MURRAY, Utah, May 8, 2021 (Gephardt Daily) — More information has been released on a wrong-way collision that killed 19-year-old Gwen Doner April 19 in Murray.
Suspect Justin Wayne Robertson, who turned 36 today, was driving his Chevy Avalanche pickup west in an eastbound lane of Interstate 215 when allegedly he caused the fatal collision, then attempted to flee, says new information released Friday.
Robertson “fled on foot and was apprehended a short distance from the scene by Unified Police Officers. Robertson told Officer S. Franchow that he crashed his truck and then stated, “Did I kill anybody? I was trying to kill myself.”
Doner was pinned in her Ford Taurus, and had to be extracted.
She “suffered significant internal injuries and blunt force trauma from the collision,” Robertson’s probable cause statement says.
Doner was flown to a nearby hospital by medical helicopter, and she died shortly later. Her passenger, her boyfriend, was injured, but survived.
A records check on Robertson revealed he had no insurance, and his driver license had expired nearly a year earlier.
Robertson also faces in connection with a retail theft and criminal mischief that occurred shortly before the fatal accident. In all April 19 events, he is charged with:
- Murder, a first-degree felony
- Driving with a measurable controlled substance in the body and causing serious bodily injury or death, a second-degree felony
- Failure to respond to officer’s signal to stop, a third-degree felony
- Failure to stop at a serious injury accident, a third-degree felony
- Criminal mischief, a third-degree felony
- Failure to stop at injury accident, a class A misdemeanor
- Possession or use of a controlled substances, a class A misdemeanor
- Retail theft, a class B misdemeanor
- Driving on a suspended or revoked operator’s license, a class C misdemeanor
- No insurance, a class C misdemeanor
- Failed to operate vehicle on the right side of a one-way street, an infraction
Prior to driving the wrong way on I-215, Robertson had stolen a pack of cigarettes
from a Sinclair at 2995 E. Fort Union Boulevard, his new probable cause statement says.
Contacted by officers, the clerk stated Robertson swiped his card, but did not enter the pin before taking the cigarettes and walking back to his truck. The clerk went out and told Robertson he had not paid, and Robertson “fled the parking lot at a high rate of speed,” the statement says. Officers viewed surveillance video and confirmed the suspect was Robertson, the statement says.
Robertson was next seen at the Unified Police Department Canyon substation, at 7480 S. 3700 East, the statement says.
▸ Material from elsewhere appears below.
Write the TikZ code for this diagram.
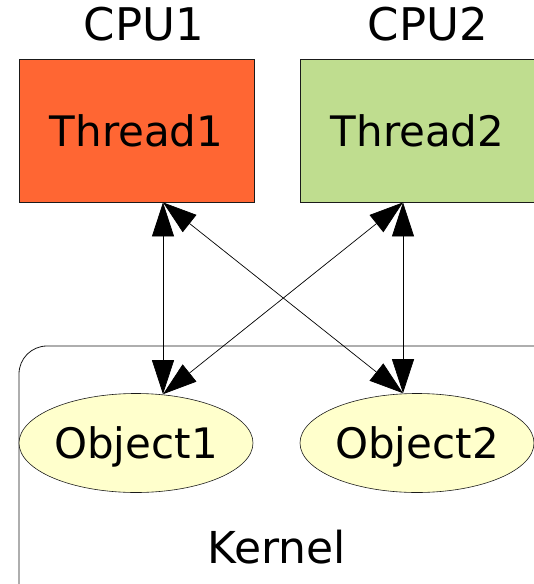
\documentclass[tikz,border=0pt]{standalone}
\usepackage{fontspec}
\setmainfont{DejaVu Sans}
\usepackage{xcolor}
\definecolor{threadred}{HTML}{FF6633}
\definecolor{threadgreen}{HTML}{BFDD8F}
\definecolor{objyellow}{HTML}{FFFFCC}
\definecolor{edge}{HTML}{1A1A1A}
\usetikzlibrary{arrows.meta,shapes.geometric,calc}

\begin{document}
\begin{tikzpicture}[x=1pt,y=1pt,
  thread/.style={draw=edge,line width=0.8pt,minimum width=235pt,minimum height=143pt,
    inner sep=0pt,font=\fontsize{42}{50}\selectfont},
  object/.style={ellipse,draw=edge,line width=0.6pt,fill=objyellow,minimum width=234pt,
    minimum height=99pt,inner sep=0pt,text depth=0pt,font=\fontsize{42}{50}\selectfont},
  title/.style={anchor=base,font=\fontsize{45}{54}\selectfont},
  link/.style={{Triangle[length=34pt,width=22pt]}-{Triangle[length=34pt,width=22pt]},
    draw=black,line width=0.7pt}]
  \clip (0,0) rectangle (534,-584);
  % kernel box
  \draw[edge,line width=0.8pt,rounded corners=28pt] (19,-346) rectangle (580,-640);
  \node[title,font=\fontsize{44}{52}\selectfont] (kernel) at (277,-563) {Kernel};
  % objects
  \node[object] (o1) at (136,-443) {Object1};
  \node[object] (o2) at (417,-443) {Object2};
  % threads
  \node[thread,fill=threadred] (t1) at (136.5,-130.5) {Thread1};
  \node[thread,fill=threadgreen] (t2) at (417.5,-130.5) {Thread2};
  \node[title] (cpu1) at (144,-40) {CPU1};
  \node[title] (cpu2) at (428,-40) {CPU2};
  % arrow ends
  \coordinate (t1p) at ($(t1.south)+(26.5,0)$);
  \coordinate (t2p) at ($(t2.south)+(-14.5,0)$);
  \coordinate (o1p) at ($(o1.north)+(27,-1)$);
  \coordinate (o2p) at ($(o2.north)+(-14,0)$);
  \draw[link] (t1p) -- (o1p);
  \draw[link] (t1p) -- (o2p);
  \draw[link] (t2p) -- (o1p);
  \draw[link] (t2p) -- (o2p);
\end{tikzpicture}
\end{document}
Officer E. Twohill, “heard a loud booming noise and tires screeching. He ran outside and saw a Chevy truck leaving northbound on 2700 East at a high rate of speed. Officer Twohill got into his patrol car, turned on his emergency equipment, and followed the Chevy through several streets,” Robertson’s probable cause statement says.
“The Chevy did not pull over, but instead went onto the 6200 South off ramp for I-215 in the direction of oncoming traffic. Officer Twohill followed the Chevy onto the off ramp to warn the public, to try to prevent a serious crash, and pulled over when the cars on I-215 saw his patrol car.”
After the collision, Robertson was taken into custody and drive to Intermountain Health Care to be checked out by medical personnel. Trooper Jensen asked Robertson if he was drunk or impaired on any drugs, the statement says.
“Robertson stated that he was high and that he had consumed drugs 30 minutes prior to the crash. Robertson said that he had dope in his small pocket. Trooper Jensen removed a small Ziploc baggy containing field-tested positive methamphetamine.”
Post Miranda, Jensen asked Robertson if he realized he was driving the wrong way, the statement says.
“Robertson stated, ‘Yes, I did it on purpose because I wanted to end my life.’ Robertson said that he was traveling at 60 mph at the time of the accident. He said that he had smoked meth 10 minutes prior to running into the front end of the patrol vehicle. Robertson said that he had done it on purpose and that he wanted to start something due to being mad at his life.”
Robertson reportedly told the officer “that he was looking for an off ramp after driving wrong way. This led him to the collector ramp where the collision occurred. Robertson said this happened not because he was high, but because he had done it on purpose.”
A blood test administered after a warrant was granted showed that Robertson’s blood tested positive for methamphetamine, THC, and amphetamines.”
Trooper Jensen determined that Robertson began driving the wrong way when he
entered the 6200 South off ramp for I-215, and drove about six miles in the wrong direction before he collided head-on with the Ford Taurus.
“The crash scene provided no evidence that Robertson attempted to avoid the collision,” the statement says.
In addition, Robertson has two other active cases in the court system, from 2019 and earlier in 2021, the officer noted. Both are for alleged aggravated assault of older family members.
Robertson is being held without bail.